Popular locations include Linh Quy Pháp Ấn, Lộc Thành Pass, the tea hills of Đại Lào and Bảo Lâm, and high viewpoints such as Đồi Vô Ưu. These areas often reveal vast seas of clouds at sunrise, perfect for epic establishing shots.
4. Which spiritual sites in Bao Lộc are suitable for film scenes?
Two of the most cinematic sites are Linh Quy Pháp Ấn, famous for its cloud-gate featured in Sơn Tùng M-TP’s MV Lạc Trôi, and Bat Nha Monastery, known for its misty forests and tranquil atmosphere, ideal for spiritual and contemplative storytelling.
5. What makes the flower seasons of Bao Lộc visually special for cinema?
Bao Lộc transforms with the seasons:
- Hoa kèn hồng (Pink Trumpet Tree) brings soft romantic tones in spring.
- Hoa phượng vàng (Golden Trumpet Tree) creates golden, sacred landscapes around monasteries.
- Hoa xác pháo (Flame Vine) covers rural houses in fiery orange, adding a magical-realism effect.
6. Where can filmmakers find tea hill landscapes in Bao Lộc?
The most iconic location is Đồi chè Tâm Châu (Tâm Châu Tea Hills), where rolling green slopes, morning mist, and soft light create European-style pastoral scenes within a tropical setting.
7. Are there waterfall locations suitable for action or fantasy scenes?
Yes.
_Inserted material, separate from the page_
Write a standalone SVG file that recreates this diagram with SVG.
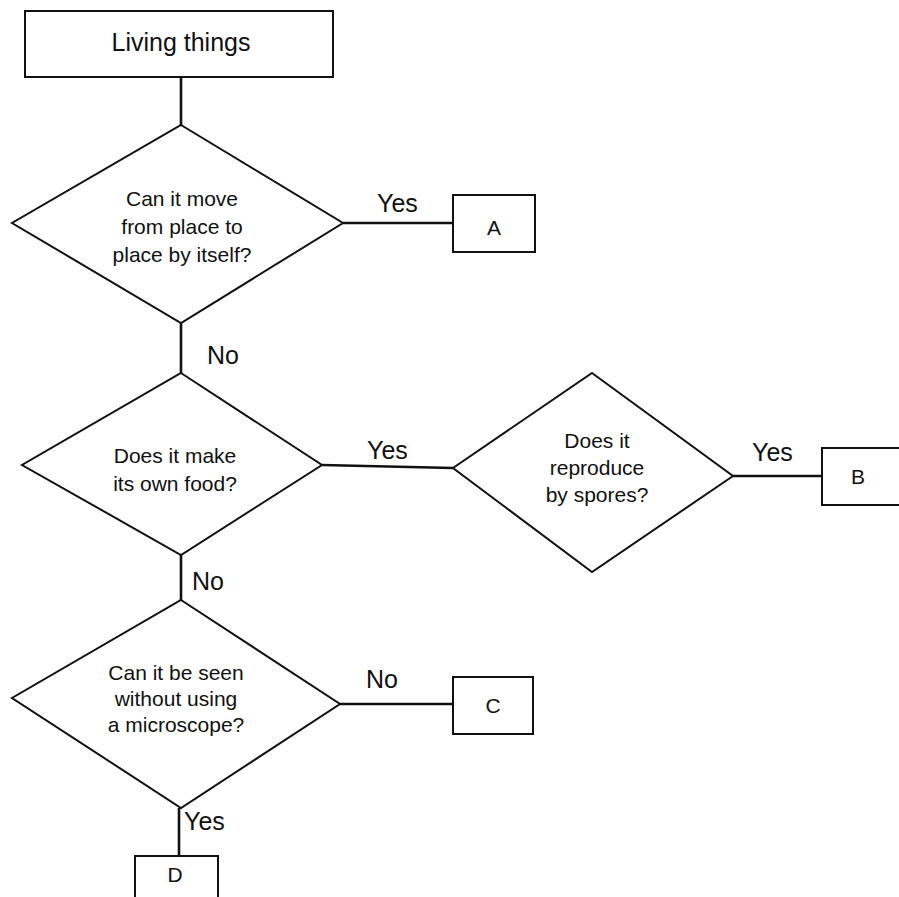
<svg xmlns="http://www.w3.org/2000/svg" width="899" height="897" viewBox="0 0 899 897">
<style>
.box{fill:#fff;stroke:#111;stroke-width:2}
.dia{fill:#fff;stroke:#111;stroke-width:2}
.ln{stroke:#111;stroke-width:2.6;fill:none}
.t{font-family:"Liberation Sans",Arial,sans-serif;font-size:21px;fill:#111;text-anchor:middle}
.big{font-size:25px}
.bx{font-size:21px}
.lbl{font-family:"Liberation Sans",Arial,sans-serif;font-size:25px;fill:#111}
</style>
<rect width="899" height="897" fill="#fff"/>
<g id="connectors">
<line class="ln" x1="181" y1="77" x2="181" y2="125"/>
<line class="ln" x1="343" y1="223" x2="453" y2="223"/>
<line class="ln" x1="181" y1="323" x2="181" y2="373"/>
<line class="ln" x1="322" y1="465" x2="453" y2="468"/>
<line class="ln" x1="733" y1="476" x2="822" y2="476"/>
<line class="ln" x1="181" y1="555" x2="181" y2="600"/>
<line class="ln" x1="340" y1="704" x2="453" y2="704"/>
<line class="ln" x1="179" y1="808" x2="179" y2="856"/>
<text class="lbl" x="377" y="212">Yes</text>
<text class="lbl" x="207" y="364">No</text>
<text class="lbl" x="367" y="459">Yes</text>
<text class="lbl" x="752" y="461">Yes</text>
<text class="lbl" x="192" y="590">No</text>
<text class="lbl" x="366" y="688">No</text>
<text class="lbl" x="184" y="830">Yes</text>
</g>
<g id="living">
<rect class="box" x="25" y="11" width="308" height="66"/>
<text class="t big" x="181" y="51">Living things</text>
</g>
<g id="q1">
<polygon class="dia" points="181,125 343,223 181,323 12,223"/>
<text class="t" x="182" y="206">Can it move</text>
<text class="t" x="182" y="234">from place to</text>
<text class="t" x="182" y="262">place by itself?</text>
</g>
<g id="A">
<rect class="box" x="453" y="195" width="82" height="57"/>
<text class="t bx" x="494" y="235">A</text>
</g>
<g id="q2">
<polygon class="dia" points="181,373 322,465 181,555 22,465"/>
<text class="t" x="175" y="463">Does it make</text>
<text class="t" x="175" y="491">its own food?</text>
</g>
<g id="q3">
<polygon class="dia" points="592,373 733,476 592,572 453,468"/>
<text class="t" x="597" y="448">Does it</text>
<text class="t" x="597" y="475">reproduce</text>
<text class="t" x="597" y="502">by spores?</text>
</g>
<g id="B">
<rect class="box" x="822" y="448" width="90" height="57"/>
<text class="t bx" x="858" y="484">B</text>
</g>
<g id="q4">
<polygon class="dia" points="181,600 340,704 181,808 12,698"/>
<text class="t" x="176" y="680">Can it be seen</text>
<text class="t" x="176" y="706">without using</text>
<text class="t" x="176" y="732">a microscope?</text>
</g>
<g id="C">
<rect class="box" x="453" y="677" width="80" height="57"/>
<text class="t bx" x="493" y="713">C</text>
</g>
<g id="D">
<rect class="box" x="135" y="856" width="83" height="50"/>
<text class="t bx" x="175" y="882">D</text>
</g>
</svg>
Dambri Waterfall and surrounding forest cascades offer dramatic scale, mist, and sound, ideal for adventure, fantasy, and emotionally powerful nature sequences.
8. Is Bao Lộc suitable for low-budget or independent film productions?
Absolutely. The region offers affordable accommodation, transportation, local crews, and location access compared to major cities, while still providing high production value visuals.
9. What film genres work best with Bao Lộc’s landscapes?
Bao Lộc is ideal for romance, coming-of-age, family drama, spiritual films, historical stories, fantasy, indie cinema, and travel-inspired visual storytelling.
10. Why should international directors consider Bao Lộc over more famous Vietnamese locations?
Unlike heavily filmed destinations, Bao Lộc remains visually fresh and underexposed. Its diversity of scenery, soft natural light, and four-season atmosphere allow filmmakers to capture unique images that feel new to global audiences.